Slave of the wheel of labor, what to him
Are Plato and the swing of Pleiades?
What the long reaches of the peaks of song,
The rift of dawn, the reddening of the rose?
Through this dread shape the suffering ages look;
Time’s tragedy is in the aching stoop;
Through this dread shape humanity betrayed,
Plundered, profaned, and disinherited,
Cries protest to the Powers that made the world.
A protest that is also a prophecy.
The third stanza of the poem also includes several questions. But first, the speaker begins with an exclamation. He exclaims over the difference between this man and “the seraphim,“ or the angels. The poet reminds the reader that this man works every day of his life. He has no time for the words of Plato, nor could he study astronomy. The speaker alludes to Pleiades as a reference to astronomical information. Art, music, literature, none of it can reach this man’s mind. He is suffering in a way that puts up a wall between any of life‘s greatest pleasures.

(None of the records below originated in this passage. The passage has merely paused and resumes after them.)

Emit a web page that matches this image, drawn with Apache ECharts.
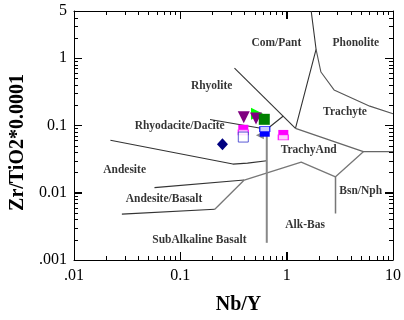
<!DOCTYPE html>
<html>
<head>
<meta charset="utf-8">
<script src="https://cdn.jsdelivr.net/npm/echarts@6/dist/echarts.min.js"></script>
<style>
  html, body { margin: 0; padding: 0; background: #fff; }
  #main { width: 404px; height: 320px; }
</style>
</head>
<body>
<div id="main"></div>
<script>
// Nb/Y vs Zr/TiO2 classification plot

var xLabels = { 0.01: '.01', 0.1: '0.1', 1: '1', 10: '10' };
var yLabels = { 0.001: '.001', 0.01: '0.01', 0.1: '0.1', 1: '1', 5: '5' };
var xMajor = [0.01, 0.1, 1, 10];
var yMajor = [0.001, 0.01, 0.1, 1];
var xMinor = [0.02, 0.03, 0.04, 0.05, 0.06, 0.07, 0.08, 0.09,
              0.2, 0.3, 0.4, 0.5, 0.6, 0.7, 0.8, 0.9,
              2, 3, 4, 5, 6, 7, 8, 9];
var yMinor = [0.002, 0.003, 0.004, 0.005, 0.006, 0.007, 0.008, 0.009,
              0.02, 0.03, 0.04, 0.05, 0.06, 0.07, 0.08, 0.09,
              0.2, 0.3, 0.4, 0.5, 0.6, 0.7, 0.8, 0.9,
              2, 3, 4];

// field boundaries (dark)
var comPantTop = [[1.70, 5], [1.89, 1.35], [1.21, 0.0905]];
var rhyoliteLine = [[0.323, 0.71], [1.21, 0.0905]];
var rhyodaciteLine = [[0.19, 0.122], [0.65, 0.0875], [0.93, 0.138]];
var andesiteLine = [[0.022, 0.060], [0.312, 0.0266], [0.428, 0.0275], [0.65, 0.0298]];
var andBasaltTop = [[0.0571, 0.0119], [0.399, 0.0154]];
var andBasaltBottom = [[0.0282, 0.0048], [0.211, 0.00567]];
// field boundaries (grey)
var phonoliteLine = [[1.89, 1.35], [2.10, 0.62], [2.79, 0.336], [6.05, 0.193], [10, 0.149]];
var trachyteLine = [[1.21, 0.0905], [5.26, 0.0406], [10, 0.0406]];
var trachyAndLine = [[0.399, 0.0154], [1.37, 0.0284], [2.88, 0.0172], [5.26, 0.0406]];
var basaltDiag = [[0.211, 0.00567], [0.399, 0.0154]];
var bsnNphLine = [[2.88, 0.0172], [2.88, 0.0049]];
var subAlkLine = [[0.65, 0.0875], [0.65, 0.0018]];

var fieldNames = [
  { name: 'Com/Pant', value: [0.80, 1.65] },
  { name: 'Phonolite', value: [4.47, 1.65] },
  { name: 'Rhyolite', value: [0.197, 0.38] },
  { name: 'Trachyte', value: [3.54, 0.16] },
  { name: 'Rhyodacite/Dacite', value: [0.0986, 0.0967] },
  { name: 'TrachyAnd', value: [1.61, 0.0434] },
  { name: 'Andesite', value: [0.0299, 0.0216] },
  { name: 'Andesite/Basalt', value: [0.0703, 0.00792] },
  { name: 'Bsn/Nph', value: [4.97, 0.0107] },
  { name: 'Alk-Bas', value: [1.49, 0.00333] },
  { name: 'SubAlkaline Basalt', value: [0.151, 0.00195] }
];

// samples
var limeTri = [[0.526, 0.149]];
var purpleTri = [[0.395, 0.132], [0.515, 0.126]];
var greenSq = [[0.616, 0.123]];
var navyDiamond = [[0.249, 0.0525]];
var magentaHalf = [[0.391, 0.086], [0.93, 0.0721]];
var greyTri = [[0.56, 0.0716]];
var blueOpen = [[0.391, 0.067]];
var blueHalf = [[0.622, 0.0805]];

var serif = '"Liberation Serif", "DejaVu Serif", serif';
var X_MIN = 0.01, X_MAX = 10, Y_MIN = 0.001, Y_MAX = 5;

function boundary(data, color, width) {
  return {
    type: 'line', data: data, symbol: 'none', silent: true, animation: false,
    lineStyle: { color: color, width: width }, z: 1
  };
}

function marks(data, symbol, size, color, extra) {
  var s = {
    type: 'scatter', data: data, symbol: symbol, symbolSize: size,
    itemStyle: { color: color, opacity: 1 }, animation: false, silent: true, z: 3
  };
  if (extra) {
    for (var k in extra) s[k] = extra[k];
  }
  return s;
}

var myChart = echarts.init(document.getElementById('main'));

function axisBase() {
  return {
    type: 'log', logBase: 10,
    axisLine: { show: true, lineStyle: { color: '#000', width: 1 } },
    axisTick: { show: true, inside: true, length: 8, lineStyle: { color: '#000', width: 1 } },
    splitLine: { show: false }
  };
}

var option = {
  grid: { left: 71, right: 7, top: 11, bottom: 56 },
  xAxis: [
    Object.assign(axisBase(), {
      min: X_MIN, max: X_MAX, position: 'bottom',
      axisLabel: {
        color: '#000', fontFamily: serif, fontSize: 16, margin: 8,
        formatter: function (v) { return xLabels[v] !== undefined ? xLabels[v] : ''; }
      },
      name: 'Nb/Y', nameLocation: 'middle', nameGap: 35,
      nameTextStyle: { color: '#000', fontFamily: serif, fontSize: 20, fontWeight: 'bold', padding: [0, 0, 0, 10] }
    }),
    Object.assign(axisBase(), {
      min: X_MIN, max: X_MAX, position: 'top', axisLabel: { show: false }
    })
  ],
  yAxis: [
    Object.assign(axisBase(), {
      min: Y_MIN, max: Y_MAX, position: 'left',
      axisLabel: {
        color: '#000', fontFamily: serif, fontSize: 16, margin: 7,
        formatter: function (v) { return yLabels[v] !== undefined ? yLabels[v] : ''; }
      },
      name: 'Zr/TiO2*0.0001', nameLocation: 'middle', nameGap: 46,
      nameTextStyle: { color: '#000', fontFamily: serif, fontSize: 20, fontWeight: 'bold', padding: [0, 14, 0, 0] }
    }),
    Object.assign(axisBase(), {
      min: Y_MIN, max: Y_MAX, position: 'right', axisLabel: { show: false }
    })
  ],
  series: [
    boundary(comPantTop, '#333', 1.1),
    boundary(rhyoliteLine, '#333', 1.1),
    boundary(rhyodaciteLine, '#333', 1.1),
    boundary(andesiteLine, '#333', 1.1),
    boundary(andBasaltTop, '#333', 1.1),
    boundary(andBasaltBottom, '#333', 1.1),
    boundary(phonoliteLine, '#555', 1.1),
    boundary(trachyteLine, '#666', 1.3),
    boundary(trachyAndLine, '#777', 1.3),
    boundary(basaltDiag, '#777', 1.3),
    boundary(bsnNphLine, '#777', 1.5),
    boundary(subAlkLine, '#888', 2),
    {
      type: 'scatter', data: fieldNames, symbolSize: 0, silent: true, animation: false, z: 4,
      label: {
        show: true, position: 'inside', formatter: function (p) { return p.name; },
        color: '#000', fontFamily: serif, fontSize: 11.5, fontWeight: 'bold'
      }
    },
    marks(limeTri, 'triangle', 12, '#00ff00', { symbolRotate: -90 }),
    marks(purpleTri, 'triangle', 12, '#800080', { symbolRotate: 180 }),
    marks(greenSq, 'rect', 11, '#008000'),
    marks(navyDiamond, 'diamond', [11, 12], '#000080'),
    marks(magentaHalf, 'rect', 10, '#ff00ff'),
    marks(magentaHalf, 'rect', [10, 5], '#fff', {
      symbolOffset: [0, 2.5], itemStyle: { color: '#fff', borderColor: '#ff00ff', borderWidth: 1 }
    }),
    marks(greyTri, 'triangle', 8, '#888', { symbolRotate: 90 }),
    marks(blueOpen, 'rect', 10, '#fff', {
      itemStyle: { color: '#fff', borderColor: '#3333cc', borderWidth: 1 }
    }),
    marks(blueHalf, 'rect', 10, '#0000ff'),
    marks(blueHalf, 'rect', [10, 5], '#fff', {
      symbolOffset: [0, -2.5], itemStyle: { color: '#fff', borderColor: '#0000ff', borderWidth: 1 }
    })
  ]
};

myChart.setOption(option);

// frame ticks on all four sides, placed through the axes' own scales
var tickEls = [];
function tickLine(x1, y1, x2, y2) {
  tickEls.push({
    type: 'line', silent: true, z: 100,
    shape: { x1: x1, y1: y1, x2: x2, y2: y2 },
    style: { stroke: '#000', lineWidth: 1 }
  });
}
function xTicks(values, len) {
  values.forEach(function (v) {
    var b = myChart.convertToPixel({ gridIndex: 0 }, [v, Y_MIN]);
    var t = myChart.convertToPixel({ gridIndex: 0 }, [v, Y_MAX]);
    var x = Math.round(b[0]) + 0.5;
    tickLine(x, b[1], x, b[1] - len);
    tickLine(x, t[1], x, t[1] + len);
  });
}
function yTicks(values, len) {
  values.forEach(function (v) {
    var l = myChart.convertToPixel({ gridIndex: 0 }, [X_MIN, v]);
    var r = myChart.convertToPixel({ gridIndex: 0 }, [X_MAX, v]);
    var y = Math.round(l[1]) + 0.5;
    tickLine(l[0], y, l[0] + len, y);
    tickLine(r[0], y, r[0] - len, y);
  });
}
xTicks(xMajor, 8);
xTicks(xMinor, 4);
yTicks(yMajor, 8);
yTicks(yMinor, 4);
myChart.setOption({ graphic: tickEls });
</script>
</body>
</html>
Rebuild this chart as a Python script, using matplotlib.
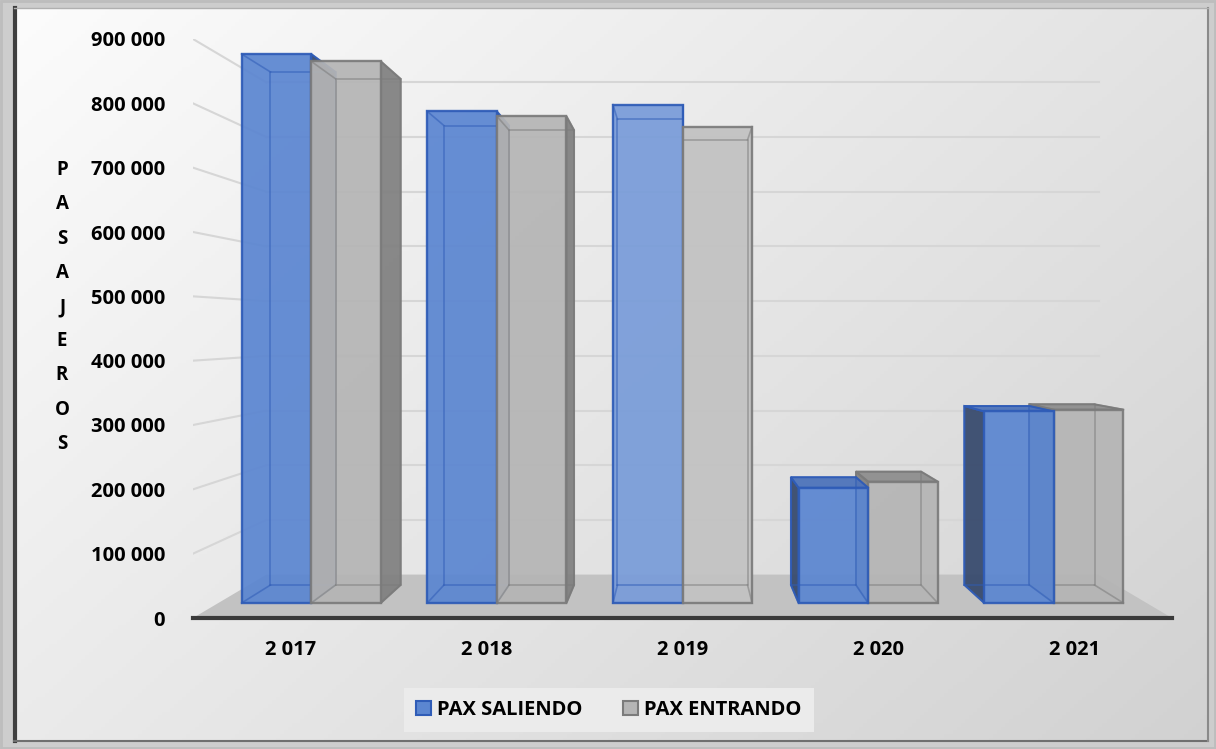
import numpy as np
import matplotlib.pyplot as plt
from matplotlib.patches import Polygon, Patch, Rectangle

plt.rcParams['font.family'] = ['Open Sans', 'DejaVu Sans']
plt.rcParams['font.weight'] = 'bold'

# pasajeros por año
years = ["2 017", "2 018", "2 019", "2 020", "2 021"]
pax_saliendo = [900000, 806000, 817000, 189000, 314000]
pax_entrando = [888000, 798000, 781000, 199000, 317000]
series_names = ["PAX SALIENDO", "PAX ENTRANDO"]
y_ticks = list(range(0, 900001, 100000))

# estilo 3D
VX, VV = 2.0, 450000.0      # punto de fuga (en coordenadas de datos)
BACK = 0.85                 # escala de la pared del fondo
T0, T1 = 0.345, 0.76        # profundidad de las columnas
BW = 0.375                  # ancho de cada columna

blue = dict(front='#5b86d1', edge='#2f5cb7', side='#34476b', top='#4e74ba')
gray = dict(front='#b5b5b5', edge='#7b7b7b', side='#7f7f7f', top='#8e8e8e')


def proj(x, v, t):
    s = 1 - (1 - BACK) * t
    return VX + (x - VX) * s, VV + (v - VV) * s


def lighten(c, f):
    r, g, b = plt.matplotlib.colors.to_rgb(c)
    return (r + (1 - r) * f, g + (1 - g) * f, b + (1 - b) * f)


def draw_box(ax, x0, x1, v, sty, light, z):
    fc = lighten(sty['front'], light)
    pts = lambda corners: [proj(*c) for c in corners]
    # cara lateral visible
    if x1 <= VX:
        side = pts([(x1, 0, T0), (x1, 0, T1), (x1, v, T1), (x1, v, T0)])
    elif x0 >= VX:
        side = pts([(x0, 0, T0), (x0, 0, T1), (x0, v, T1), (x0, v, T0)])
    else:
        side = None
    if side is not None:
        ax.add_patch(Polygon(side, closed=True, fc=sty['side'], ec=sty['edge'],
                             lw=1.4, alpha=0.92, zorder=z))
    if v < VV:
        top = pts([(x0, v, T0), (x1, v, T0), (x1, v, T1), (x0, v, T1)])
        ax.add_patch(Polygon(top, closed=True, fc=sty['top'], ec=sty['edge'],
                             lw=1.4, alpha=0.95, zorder=z))
    front = pts([(x0, 0, T0), (x1, 0, T0), (x1, v, T0), (x0, v, T0)])
    ax.add_patch(Polygon(front, closed=True, fc=fc, ec=sty['edge'],
                         lw=1.7, alpha=0.93, zorder=z + 0.1))
    # aristas traseras vistas a través de la transparencia
    back = pts([(x0, 0, T1), (x1, 0, T1), (x1, v, T1), (x0, v, T1), (x0, 0, T1)])
    bx, by = zip(*back)
    ax.plot(bx, by, color=sty['edge'], lw=1.2, alpha=0.55, zorder=z + 0.2)
    for cx in (x0, x1):
        for cv in (0, v):
            p, q = proj(cx, cv, T0), proj(cx, cv, T1)
            ax.plot([p[0], q[0]], [p[1], q[1]], color=sty['edge'], lw=1.2,
                    alpha=0.55, zorder=z + 0.2)


W, H = 1216, 749
fig = plt.figure(figsize=(W / 100, H / 100), dpi=100)

# fondo degradado y marco
bg = fig.add_axes([0, 0, 1, 1])
u = np.linspace(0, 1, 300)[None, :]
w = np.linspace(0, 1, 200)[:, None]
shade = 0.99 - 0.10 * u - 0.07 * w
bg.imshow(np.dstack([shade] * 3), extent=[0, W, H, 0], aspect='auto', zorder=0)
bg.set_xlim(0, W)
bg.set_ylim(H, 0)
bg.axis('off')
frame = '#cdcdcd'
for r in [(0, 0, W, 8), (0, 741, W, 8), (0, 0, 13, H), (1208, 0, 8, H)]:
    bg.add_patch(Rectangle(r[:2], r[2], r[3], fc=frame, ec='none', zorder=1))
bg.plot([14.5, 14.5], [8, 741], color='#3f3f3f', lw=3, zorder=2)
bg.plot([14, 1208], [741, 741], color='#6f6f6f', lw=1.5, zorder=2)
bg.plot([1208, 1208], [8, 741], color='#8a8a8a', lw=1.5, zorder=2)
bg.plot([14, 1208], [8, 8], color='#b0b0b0', lw=1, zorder=2)
bg.add_patch(Rectangle((1, 1), W - 2, H - 2, fc='none', ec='#bdbdbd', lw=2, zorder=2))

ax = fig.add_axes([193 / W, (H - 618) / H, 979 / W, 579 / H])
ax.patch.set_alpha(0)
ax.set_xlim(-0.5, 4.5)
ax.set_ylim(0, 900000)
n = len(years)

# líneas de división: pared lateral y pared del fondo
for v in y_ticks[1:]:
    p, q = proj(-0.5, v, 0), proj(-0.5, v, 1)
    ax.plot([p[0], q[0]], [p[1], q[1]], color='#d6d6d6', lw=1.5, zorder=1)
    r = proj(n - 0.5, v, 1)
    ax.plot([q[0], r[0]], [q[1], r[1]], color='#d6d6d6', lw=1.5, zorder=1)

# piso
floor = [proj(-0.5, 0, 0), proj(n - 0.5, 0, 0), proj(n - 0.5, 0, 1), proj(-0.5, 0, 1)]
ax.add_patch(Polygon(floor, closed=True, fc='#c2c2c2', ec='none', zorder=2))

# columnas, de la más alejada del centro a la más cercana
boxes = []
for i in range(n):
    light = 0.18 * max(0.0, 1 - abs(i - VX))
    boxes.append((i - BW, i, pax_saliendo[i], blue, light))
    boxes.append((i, i + BW, pax_entrando[i], gray, light))
boxes.sort(key=lambda b: -abs((b[0] + b[1]) / 2 - VX))
for k, (x0, x1, v, sty, light) in enumerate(boxes):
    draw_box(ax, x0, x1, v, sty, light, 3 + k)

for s in ('left', 'top', 'right'):
    ax.spines[s].set_visible(False)
ax.spines['bottom'].set_color('#3a3a3a')
ax.spines['bottom'].set_linewidth(3)
ax.spines['bottom'].set_zorder(50)
ax.set_yticks(y_ticks)
ax.set_yticklabels([f"{t:,}".replace(",", " ") for t in y_ticks])
ax.set_xticks(range(n))
ax.set_xticklabels(years)
ax.tick_params(axis='y', length=0, pad=20, labelsize=14.5)
ax.tick_params(axis='x', length=0, pad=16, labelsize=14.5)

fig.text(62 / W, 1 - 307 / H, "\n".join("PASAJEROS"), ha='center', va='center',
         fontsize=13.5, fontweight='bold', linespacing=1.95)

handles = [Patch(fc=blue['front'], ec=blue['edge'], lw=1.5),
           Patch(fc=gray['front'], ec=gray['edge'], lw=1.5)]
fig.legend(handles, series_names, loc='center', bbox_to_anchor=(609 / W, 1 - 710 / H),
           ncol=2, frameon=True, facecolor='#ebebeb', edgecolor='none', fancybox=False,
           framealpha=1, handlelength=0.75, handleheight=0.75, handletextpad=0.3,
           columnspacing=2.0, prop={'size': 14.5, 'weight': 'bold'}, borderpad=0.6)

fig.savefig('out.png', dpi=100)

In the sixth line, the speaker declares that one can look at this man’s body and see the suffering of all the workers and laborers throughout history. His “dread shape“ is frightening. All the tragedies throughout the time that workers have had to endure are in “the aching stoop.”
The poet continues on, using alliteration and more examples of accumulation to fully emphasize how dark and dreadful this man’s current state is. He has been denied, or disinherited, from a fair share of everything that he worked for. This is a classic argument for the empowerment of the working class. But, not all workers accept the state. Some “protest the powers that made the world.“
Stanza Four
O masters, lords and rulers in all lands,
Is this the handiwork you give to God,
This monstrous thing distorted and soul-quenched?
How will you ever straighten up this shape;
Touch it again with immortality;
Give back the upward looking and the light;
Rebuild in it the music and the dream,
Make right the immemorial infamies,
Perfidious wrongs, immedicable woes?
O masters, lords and rulers in all lands
How will the Future reckon with this Man?
How answer his brute question in that hour
When whirlwinds of rebellion shake all shores?
How will it be with kingdoms and with kings —
With those who shaped him to the thing he is —
When this dumb Terror shall rise to judge the world.
After the silence of the centuries?
In the long fourth stanza, the speaker addresses “masters, lords and rulers in all lands.” He asked if this is what God intended. “This monstrous thing” can’t possibly be God’s will. He asked them to take a look at what they created and analyze if they are themselves doing God’s will. Will they really receive the blessings that they desire by exploiting workers in this way? He asks them how they plan to reverse the damage that they’ve done. How will this being soul be revitalized? More questions follow. The speaker inquires about the return of light to this worker’s mind, and all those to he represents, as well as their joy, dreams, and hopes. How will you, the upper classes, those who benefit most from the labor of the working class, right these wrongs?
In the final lines, the speaker reiterates his questions. He asks those listening, the ruling classes, how future men and women will judge what they’ve done. The future will see how “you” treated this man.
Similar Poetry
Readers who enjoyed ‘The Man with the Hoe’ should also consider reading ‘I Hear America Singing’ by Walt Whitman, ‘The Negro Mother’ and ‘I, Too, Sing America’ by Langston Hughes. The latter is one of Hughes’ best-known poems. It’s personal and moving as it expresses his opinion, as a Black man in America, that he’s been left out of the American dream. He’s the “darker brother” that no one wants to see. ‘The Negro Mother’ is an emotional poem told from the perceptive of a woman and former slave. In ‘I Hear American Singing,’ Whitman celebrates the diversity of America and looks at the country from a more optimistic perspective.
Some other examples of ekphrasis are ‘The Arnolfini Marriage’ by Paul Durcan, which was inspired by “The Arnolfini Marriage or Portrait of Giovanni Arnolfini and his Wife” by Jan van Eyck and ‘The Dance’ by William Carlos Williams, which was inspired by a painting by Pieter Brueghel the Elder known as “The Kermess” or “Peasant Dance.”